Aim of the task:
Copy out the listing that follows, exactly, without its pictures.

Material provided:
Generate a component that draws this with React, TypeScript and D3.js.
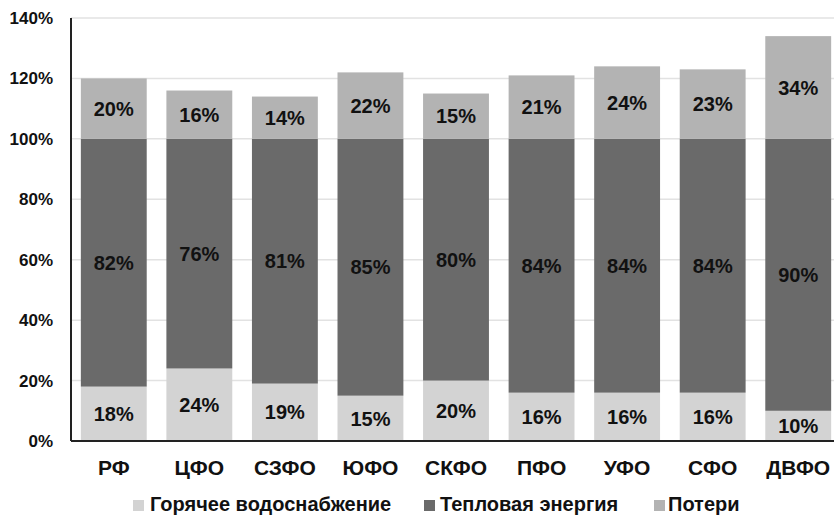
import React from 'react';
import * as d3 from 'd3';

const regions = ['РФ', 'ЦФО', 'СЗФО', 'ЮФО', 'СКФО', 'ПФО', 'УФО', 'СФО', 'ДВФО'];
const hotWater = [18, 24, 19, 15, 20, 16, 16, 16, 10];
const heatEnergy = [82, 76, 81, 85, 80, 84, 84, 84, 90];
const losses = [20, 16, 14, 22, 15, 21, 24, 23, 34];
const yTicks = [0, 20, 40, 60, 80, 100, 120, 140];
const seriesNames = ['Горячее водоснабжение', 'Тепловая энергия', 'Потери'];
const seriesColors = ['#d3d3d3', '#6a6a6a', '#b3b3b3'];

const W = 834;
const H = 517;
const margin = { top: 18, left: 71, bottom: 441 };

export default function App() {
  const x = d3.scaleBand<string>()
    .domain(regions)
    .range([margin.left, 841])
    .paddingInner(0.23)
    .paddingOuter(0.115);

  const y = d3.scaleLinear().domain([0, 140]).range([margin.bottom, margin.top]);

  const rows = regions.map((r, i) => ({ region: r, hot: hotWater[i], heat: heatEnergy[i], loss: losses[i] }));
  const stack = d3.stack<any>().keys(['hot', 'heat', 'loss'])(rows);

  const font = 'Arial, "Liberation Sans", sans-serif';
  const narrow = '"Liberation Sans Narrow", "Arial Narrow", Arial, sans-serif';

  // legend: square position, text position
  const legendItems = [
    { sx: 133, tx: 150, name: seriesNames[0], color: seriesColors[0] },
    { sx: 424, tx: 440, name: seriesNames[1], color: seriesColors[1] },
    { sx: 654, tx: 668, name: seriesNames[2], color: seriesColors[2] },
  ];

  return (
    <svg width={W} height={H} style={{ position: 'absolute', left: 0, top: 0, background: '#fff' }}>
      {yTicks.map(t => (
        <g key={t}>
          {t > 0 && (
            <line x1={margin.left} x2={W} y1={y(t)} y2={y(t)} stroke="#e2e2e2" strokeWidth={1.5} />
          )}
          <text x={53} y={y(t)} dy="0.35em" textAnchor="end" fontFamily={font} fontWeight="bold" fontSize={17} fill="#111">
            {t}%
          </text>
        </g>
      ))}

      {stack.map((layer, si) => (
        <g key={si}>
          {layer.map((d, i) => (
            <g key={i}>
              <rect
                x={x(regions[i])}
                y={y(d[1])}
                width={x.bandwidth()}
                height={y(d[0]) - y(d[1])}
                fill={seriesColors[si]}
              />
              <text
                x={(x(regions[i]) || 0) + x.bandwidth() / 2}
                y={(y(d[0]) + y(d[1])) / 2}
                dy="0.36em"
                textAnchor="middle"
                fontFamily={narrow}
                fontWeight="bold"
                fontSize={20}
                fill="#111"
              >
                {d[1] - d[0]}%
              </text>
            </g>
          ))}
        </g>
      ))}

      <line x1={margin.left} x2={margin.left} y1={margin.top} y2={margin.bottom} stroke="#222" strokeWidth={2} />
      <line x1={margin.left} x2={W} y1={margin.bottom} y2={margin.bottom} stroke="#222" strokeWidth={2} />

      {regions.map(r => (
        <text key={r} x={(x(r) || 0) + x.bandwidth() / 2} y={475} textAnchor="middle" fontFamily={font} fontWeight="bold" fontSize={21} fill="#111">
          {r}
        </text>
      ))}

      {legendItems.map(l => (
        <g key={l.name}>
          <rect x={l.sx} y={500} width={11} height={11} fill={l.color} />
          <text x={l.tx} y={511} fontFamily={font} fontWeight="bold" fontSize={20} fill="#111">
            {l.name}
          </text>
        </g>
      ))}
    </svg>
  );
}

Completed task:
Generate a component that draws this with React, TypeScript and D3.js.
import React from 'react';
import * as d3 from 'd3';

const regions = ['РФ', 'ЦФО', 'СЗФО', 'ЮФО', 'СКФО', 'ПФО', 'УФО', 'СФО', 'ДВФО'];
const hotWater = [18, 24, 19, 15, 20, 16, 16, 16, 10];
const heatEnergy = [82, 76, 81, 85, 80, 84, 84, 84, 90];
const losses = [20, 16, 14, 22, 15, 21, 24, 23, 34];
const yTicks = [0, 20, 40, 60, 80, 100, 120, 140];
const seriesNames = ['Горячее водоснабжение', 'Тепловая энергия', 'Потери'];
const seriesColors = ['#d3d3d3', '#6a6a6a', '#b3b3b3'];

const W = 834;
const H = 517;
const margin = { top: 18, left: 71, bottom: 441 };

export default function App() {
  const x = d3.scaleBand<string>()
    .domain(regions)
    .range([margin.left, 841])
    .paddingInner(0.23)
    .paddingOuter(0.115);

  const y = d3.scaleLinear().domain([0, 140]).range([margin.bottom, margin.top]);

  const rows = regions.map((r, i) => ({ region: r, hot: hotWater[i], heat: heatEnergy[i], loss: losses[i] }));
  const stack = d3.stack<any>().keys(['hot', 'heat', 'loss'])(rows);

  const font = 'Arial, "Liberation Sans", sans-serif';
  const narrow = '"Liberation Sans Narrow", "Arial Narrow", Arial, sans-serif';

  // legend: square position, text position
  const legendItems = [
    { sx: 133, tx: 150, name: seriesNames[0], color: seriesColors[0] },
    { sx: 424, tx: 440, name: seriesNames[1], color: seriesColors[1] },
    { sx: 654, tx: 668, name: seriesNames[2], color: seriesColors[2] },
  ];

  return (
    <svg width={W} height={H} style={{ position: 'absolute', left: 0, top: 0, background: '#fff' }}>
      {yTicks.map(t => (
        <g key={t}>
          {t > 0 && (
            <line x1={margin.left} x2={W} y1={y(t)} y2={y(t)} stroke="#e2e2e2" strokeWidth={1.5} />
          )}
          <text x={53} y={y(t)} dy="0.35em" textAnchor="end" fontFamily={font} fontWeight="bold" fontSize={17} fill="#111">
            {t}%
          </text>
        </g>
      ))}

      {stack.map((layer, si) => (
        <g key={si}>
          {layer.map((d, i) => (
            <g key={i}>
              <rect
                x={x(regions[i])}
                y={y(d[1])}
                width={x.bandwidth()}
                height={y(d[0]) - y(d[1])}
                fill={seriesColors[si]}
              />
              <text
                x={(x(regions[i]) || 0) + x.bandwidth() / 2}
                y={(y(d[0]) + y(d[1])) / 2}
                dy="0.36em"
                textAnchor="middle"
                fontFamily={narrow}
                fontWeight="bold"
                fontSize={20}
                fill="#111"
              >
                {d[1] - d[0]}%
              </text>
            </g>
          ))}
        </g>
      ))}

      <line x1={margin.left} x2={margin.left} y1={margin.top} y2={margin.bottom} stroke="#222" strokeWidth={2} />
      <line x1={margin.left} x2={W} y1={margin.bottom} y2={margin.bottom} stroke="#222" strokeWidth={2} />

      {regions.map(r => (
        <text key={r} x={(x(r) || 0) + x.bandwidth() / 2} y={475} textAnchor="middle" fontFamily={font} fontWeight="bold" fontSize={21} fill="#111">
          {r}
        </text>
      ))}

      {legendItems.map(l => (
        <g key={l.name}>
          <rect x={l.sx} y={500} width={11} height={11} fill={l.color} />
          <text x={l.tx} y={511} fontFamily={font} fontWeight="bold" fontSize={20} fill="#111">
            {l.name}
          </text>
        </g>
      ))}
    </svg>
  );
}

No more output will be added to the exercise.